Images are not part of the copy; write out the rest of the data exactly as given.

•••

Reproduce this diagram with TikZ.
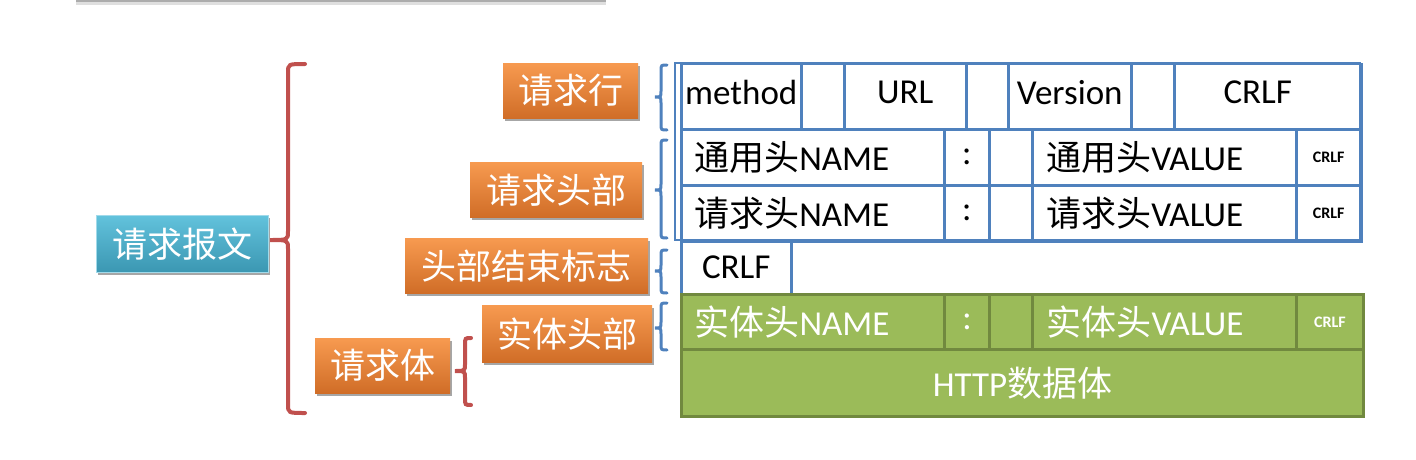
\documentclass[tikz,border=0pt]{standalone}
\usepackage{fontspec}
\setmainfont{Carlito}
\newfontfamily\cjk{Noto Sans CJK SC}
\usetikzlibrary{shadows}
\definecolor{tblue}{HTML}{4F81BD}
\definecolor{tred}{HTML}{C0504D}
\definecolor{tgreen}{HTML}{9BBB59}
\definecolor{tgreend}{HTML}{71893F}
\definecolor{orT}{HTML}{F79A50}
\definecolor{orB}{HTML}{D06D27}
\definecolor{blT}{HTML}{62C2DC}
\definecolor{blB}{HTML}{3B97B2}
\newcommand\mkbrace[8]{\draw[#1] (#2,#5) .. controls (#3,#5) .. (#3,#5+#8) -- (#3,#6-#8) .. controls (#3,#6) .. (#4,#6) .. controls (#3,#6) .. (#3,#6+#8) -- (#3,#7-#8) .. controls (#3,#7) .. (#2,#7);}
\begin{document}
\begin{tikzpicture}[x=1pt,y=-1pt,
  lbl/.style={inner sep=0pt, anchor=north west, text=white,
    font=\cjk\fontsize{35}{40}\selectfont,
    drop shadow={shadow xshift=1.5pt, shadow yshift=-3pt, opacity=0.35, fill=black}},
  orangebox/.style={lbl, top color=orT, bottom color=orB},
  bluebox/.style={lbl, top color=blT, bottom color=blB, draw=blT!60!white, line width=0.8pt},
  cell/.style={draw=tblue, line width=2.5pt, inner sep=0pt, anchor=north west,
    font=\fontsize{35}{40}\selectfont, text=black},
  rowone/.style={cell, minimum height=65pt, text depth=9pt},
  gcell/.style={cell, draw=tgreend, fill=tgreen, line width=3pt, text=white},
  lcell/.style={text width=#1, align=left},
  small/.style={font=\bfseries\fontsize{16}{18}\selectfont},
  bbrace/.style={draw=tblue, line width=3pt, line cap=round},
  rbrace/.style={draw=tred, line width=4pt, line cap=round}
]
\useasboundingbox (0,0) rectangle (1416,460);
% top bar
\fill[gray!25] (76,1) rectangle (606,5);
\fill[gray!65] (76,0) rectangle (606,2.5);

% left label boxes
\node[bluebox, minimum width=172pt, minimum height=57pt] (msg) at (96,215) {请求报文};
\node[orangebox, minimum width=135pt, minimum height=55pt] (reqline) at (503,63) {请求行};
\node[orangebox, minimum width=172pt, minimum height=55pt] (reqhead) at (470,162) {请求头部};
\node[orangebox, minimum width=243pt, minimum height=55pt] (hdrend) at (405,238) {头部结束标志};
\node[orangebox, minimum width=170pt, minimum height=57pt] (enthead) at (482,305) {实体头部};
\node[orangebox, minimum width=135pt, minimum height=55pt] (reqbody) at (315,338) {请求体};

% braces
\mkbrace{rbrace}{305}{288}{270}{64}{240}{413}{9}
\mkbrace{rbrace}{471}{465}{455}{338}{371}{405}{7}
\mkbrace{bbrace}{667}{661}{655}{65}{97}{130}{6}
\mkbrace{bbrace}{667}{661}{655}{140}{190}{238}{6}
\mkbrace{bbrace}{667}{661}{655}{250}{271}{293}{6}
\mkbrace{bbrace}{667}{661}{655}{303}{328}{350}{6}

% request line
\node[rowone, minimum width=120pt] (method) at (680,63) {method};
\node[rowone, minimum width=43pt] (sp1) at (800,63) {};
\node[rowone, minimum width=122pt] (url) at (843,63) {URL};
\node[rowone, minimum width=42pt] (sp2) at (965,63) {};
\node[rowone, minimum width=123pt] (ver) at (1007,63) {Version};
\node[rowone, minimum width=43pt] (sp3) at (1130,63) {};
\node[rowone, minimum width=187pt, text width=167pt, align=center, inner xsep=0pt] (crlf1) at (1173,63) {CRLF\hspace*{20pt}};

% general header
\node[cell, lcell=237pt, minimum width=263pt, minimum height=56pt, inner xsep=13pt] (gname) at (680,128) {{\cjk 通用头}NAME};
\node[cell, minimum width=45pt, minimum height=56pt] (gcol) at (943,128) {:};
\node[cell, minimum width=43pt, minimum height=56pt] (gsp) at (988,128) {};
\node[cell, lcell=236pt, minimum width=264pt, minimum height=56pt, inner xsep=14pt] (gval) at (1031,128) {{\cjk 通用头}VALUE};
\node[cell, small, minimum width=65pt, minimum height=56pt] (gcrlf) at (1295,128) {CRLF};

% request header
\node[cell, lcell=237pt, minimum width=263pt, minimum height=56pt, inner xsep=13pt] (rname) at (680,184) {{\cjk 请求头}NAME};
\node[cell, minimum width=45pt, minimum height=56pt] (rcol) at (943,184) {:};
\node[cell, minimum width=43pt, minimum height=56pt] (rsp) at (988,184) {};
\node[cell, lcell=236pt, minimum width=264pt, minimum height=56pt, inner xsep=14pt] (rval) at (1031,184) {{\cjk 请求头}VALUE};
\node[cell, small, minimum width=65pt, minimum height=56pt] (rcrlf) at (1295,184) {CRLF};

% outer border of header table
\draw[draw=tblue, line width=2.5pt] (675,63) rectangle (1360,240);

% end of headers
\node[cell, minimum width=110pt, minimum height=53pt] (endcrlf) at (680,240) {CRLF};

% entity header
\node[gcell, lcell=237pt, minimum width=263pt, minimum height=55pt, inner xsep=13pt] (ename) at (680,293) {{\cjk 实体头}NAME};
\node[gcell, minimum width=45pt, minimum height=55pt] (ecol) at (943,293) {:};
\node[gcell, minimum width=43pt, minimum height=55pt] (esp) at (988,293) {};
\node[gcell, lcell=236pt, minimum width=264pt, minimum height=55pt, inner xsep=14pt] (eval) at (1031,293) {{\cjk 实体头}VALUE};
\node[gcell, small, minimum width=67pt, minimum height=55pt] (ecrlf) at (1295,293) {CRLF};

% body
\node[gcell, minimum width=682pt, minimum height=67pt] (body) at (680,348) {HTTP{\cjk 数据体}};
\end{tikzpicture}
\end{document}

•••

-- Answer to the problem --
Reproduce this diagram with TikZ.
\documentclass[tikz,border=0pt]{standalone}
\usepackage{fontspec}
\setmainfont{Carlito}
\newfontfamily\cjk{Noto Sans CJK SC}
\usetikzlibrary{shadows}
\definecolor{tblue}{HTML}{4F81BD}
\definecolor{tred}{HTML}{C0504D}
\definecolor{tgreen}{HTML}{9BBB59}
\definecolor{tgreend}{HTML}{71893F}
\definecolor{orT}{HTML}{F79A50}
\definecolor{orB}{HTML}{D06D27}
\definecolor{blT}{HTML}{62C2DC}
\definecolor{blB}{HTML}{3B97B2}
\newcommand\mkbrace[8]{\draw[#1] (#2,#5) .. controls (#3,#5) .. (#3,#5+#8) -- (#3,#6-#8) .. controls (#3,#6) .. (#4,#6) .. controls (#3,#6) .. (#3,#6+#8) -- (#3,#7-#8) .. controls (#3,#7) .. (#2,#7);}
\begin{document}
\begin{tikzpicture}[x=1pt,y=-1pt,
  lbl/.style={inner sep=0pt, anchor=north west, text=white,
    font=\cjk\fontsize{35}{40}\selectfont,
    drop shadow={shadow xshift=1.5pt, shadow yshift=-3pt, opacity=0.35, fill=black}},
  orangebox/.style={lbl, top color=orT, bottom color=orB},
  bluebox/.style={lbl, top color=blT, bottom color=blB, draw=blT!60!white, line width=0.8pt},
  cell/.style={draw=tblue, line width=2.5pt, inner sep=0pt, anchor=north west,
    font=\fontsize{35}{40}\selectfont, text=black},
  rowone/.style={cell, minimum height=65pt, text depth=9pt},
  gcell/.style={cell, draw=tgreend, fill=tgreen, line width=3pt, text=white},
  lcell/.style={text width=#1, align=left},
  small/.style={font=\bfseries\fontsize{16}{18}\selectfont},
  bbrace/.style={draw=tblue, line width=3pt, line cap=round},
  rbrace/.style={draw=tred, line width=4pt, line cap=round}
]
\useasboundingbox (0,0) rectangle (1416,460);
% top bar
\fill[gray!25] (76,1) rectangle (606,5);
\fill[gray!65] (76,0) rectangle (606,2.5);

% left label boxes
\node[bluebox, minimum width=172pt, minimum height=57pt] (msg) at (96,215) {请求报文};
\node[orangebox, minimum width=135pt, minimum height=55pt] (reqline) at (503,63) {请求行};
\node[orangebox, minimum width=172pt, minimum height=55pt] (reqhead) at (470,162) {请求头部};
\node[orangebox, minimum width=243pt, minimum height=55pt] (hdrend) at (405,238) {头部结束标志};
\node[orangebox, minimum width=170pt, minimum height=57pt] (enthead) at (482,305) {实体头部};
\node[orangebox, minimum width=135pt, minimum height=55pt] (reqbody) at (315,338) {请求体};

% braces
\mkbrace{rbrace}{305}{288}{270}{64}{240}{413}{9}
\mkbrace{rbrace}{471}{465}{455}{338}{371}{405}{7}
\mkbrace{bbrace}{667}{661}{655}{65}{97}{130}{6}
\mkbrace{bbrace}{667}{661}{655}{140}{190}{238}{6}
\mkbrace{bbrace}{667}{661}{655}{250}{271}{293}{6}
\mkbrace{bbrace}{667}{661}{655}{303}{328}{350}{6}

% request line
\node[rowone, minimum width=120pt] (method) at (680,63) {method};
\node[rowone, minimum width=43pt] (sp1) at (800,63) {};
\node[rowone, minimum width=122pt] (url) at (843,63) {URL};
\node[rowone, minimum width=42pt] (sp2) at (965,63) {};
\node[rowone, minimum width=123pt] (ver) at (1007,63) {Version};
\node[rowone, minimum width=43pt] (sp3) at (1130,63) {};
\node[rowone, minimum width=187pt, text width=167pt, align=center, inner xsep=0pt] (crlf1) at (1173,63) {CRLF\hspace*{20pt}};

% general header
\node[cell, lcell=237pt, minimum width=263pt, minimum height=56pt, inner xsep=13pt] (gname) at (680,128) {{\cjk 通用头}NAME};
\node[cell, minimum width=45pt, minimum height=56pt] (gcol) at (943,128) {:};
\node[cell, minimum width=43pt, minimum height=56pt] (gsp) at (988,128) {};
\node[cell, lcell=236pt, minimum width=264pt, minimum height=56pt, inner xsep=14pt] (gval) at (1031,128) {{\cjk 通用头}VALUE};
\node[cell, small, minimum width=65pt, minimum height=56pt] (gcrlf) at (1295,128) {CRLF};

% request header
\node[cell, lcell=237pt, minimum width=263pt, minimum height=56pt, inner xsep=13pt] (rname) at (680,184) {{\cjk 请求头}NAME};
\node[cell, minimum width=45pt, minimum height=56pt] (rcol) at (943,184) {:};
\node[cell, minimum width=43pt, minimum height=56pt] (rsp) at (988,184) {};
\node[cell, lcell=236pt, minimum width=264pt, minimum height=56pt, inner xsep=14pt] (rval) at (1031,184) {{\cjk 请求头}VALUE};
\node[cell, small, minimum width=65pt, minimum height=56pt] (rcrlf) at (1295,184) {CRLF};

% outer border of header table
\draw[draw=tblue, line width=2.5pt] (675,63) rectangle (1360,240);

% end of headers
\node[cell, minimum width=110pt, minimum height=53pt] (endcrlf) at (680,240) {CRLF};

% entity header
\node[gcell, lcell=237pt, minimum width=263pt, minimum height=55pt, inner xsep=13pt] (ename) at (680,293) {{\cjk 实体头}NAME};
\node[gcell, minimum width=45pt, minimum height=55pt] (ecol) at (943,293) {:};
\node[gcell, minimum width=43pt, minimum height=55pt] (esp) at (988,293) {};
\node[gcell, lcell=236pt, minimum width=264pt, minimum height=55pt, inner xsep=14pt] (eval) at (1031,293) {{\cjk 实体头}VALUE};
\node[gcell, small, minimum width=67pt, minimum height=55pt] (ecrlf) at (1295,293) {CRLF};

% body
\node[gcell, minimum width=682pt, minimum height=67pt] (body) at (680,348) {HTTP{\cjk 数据体}};
\end{tikzpicture}
\end{document}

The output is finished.